Who was William Wilberforce? See Amazing Grace
Hollywood Finally Brings the 19th Century Reformer to the Big Screen
Wilberforce, however, is no fictional character. And the movie Amazing Grace is no fictional enterprise. It's a true story - and indeed one of the most important "true stories" in world history. The film also stars Albert Finney (Erin Brockovich), Michael Gambon (Harry Potter and the Prisoner of Azkaban), Rufus Sewell (Legend of Zorro), and Ciaran Hinds (Rome).
William Wilberforce grew up in Hull, England. He engaged in rather gregarious living while in college, sewing his wild oats. And being drawn to politics, he ran for Parliament at the tender age of twenty-one. He had only recently graduated from college. Wilberforce took to enjoying the high life, mixing with the political elite in London and enjoying the prestige of serving in the House of Commons. But, somewhere along the line, he had a spiritual awakening of sorts. He would call it a conversion experience.
He befriended John Newton, a leading evangelical Anglican and author of the hymn we know as "Amazing Grace." So serious was his newfound Christian faith that he almost abandoned politics. He was urged by Newton and others, including William Pitt the Younger and abolitionist Thomas Clarkson, to remain in politics and take up the anti-slavery cause in Parliament. Thus began one of the longest and most desperate "David-and-Goliath" struggles in political history.
Slavery had become a major, deeply entrenched, money-making institution in the world's economy. In fact, to say it was entrenched almost under-states it. Given the dominance of agriculture in the British Empire, including its North American colonies and crucial West Indies possessions, slavery was seen as indispensable. Picture how dependent today's economy is on oil and you'll get an idea of how entrenched slavery was in the 1600s and 1700s. This was the institution that William Wilberforce was up against.
And the slave trade, far from being a peripheral, incidental part of the overall picture, was seen as slavery's lifeblood. Indeed, in the newly independent United States, the Constitutional Convention almost fractured when northern and middle American delegates pushed for an abolition to the slave trade. Everyone understood that, as barbaric as the slave trade was, it was the lifeblood of the institution itself. Without the influx of new slave labor, the long-term prospects of the institution itself were not good. Anyone taking on the slave trade was in for a rough ride. And this was certainly the case for Wilberforce.

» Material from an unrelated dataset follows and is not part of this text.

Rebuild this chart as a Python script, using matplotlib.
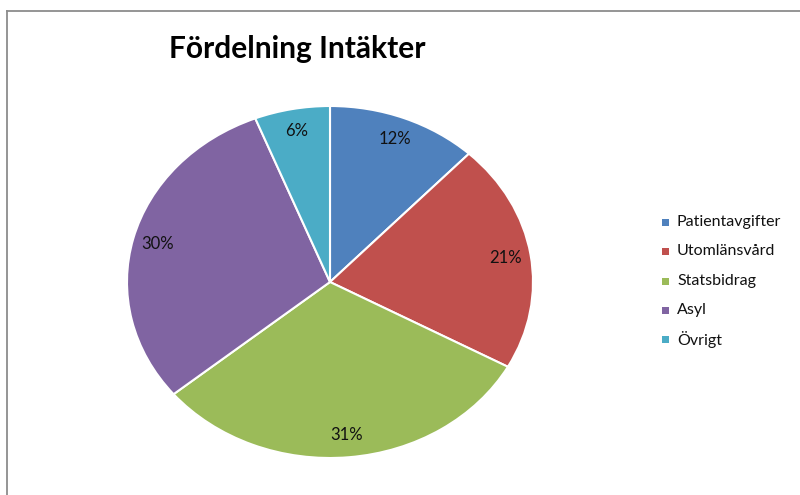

Wilberforce persisted through ill health, threats against his life, numerous political setbacks, betrayal, and countless other obstacles in his campaign to rid the British Empire first of the slave trade and then of slavery itself. He lived to see the first abolished and died just shy of the latter.
His other cause involved societal morality. Wilberforce once said: "God has put before me two great objects: the abolition of the slave trade and the reformation of manners." He was a staunch evangelical Christian, and he believed that moral principles were essential to right living.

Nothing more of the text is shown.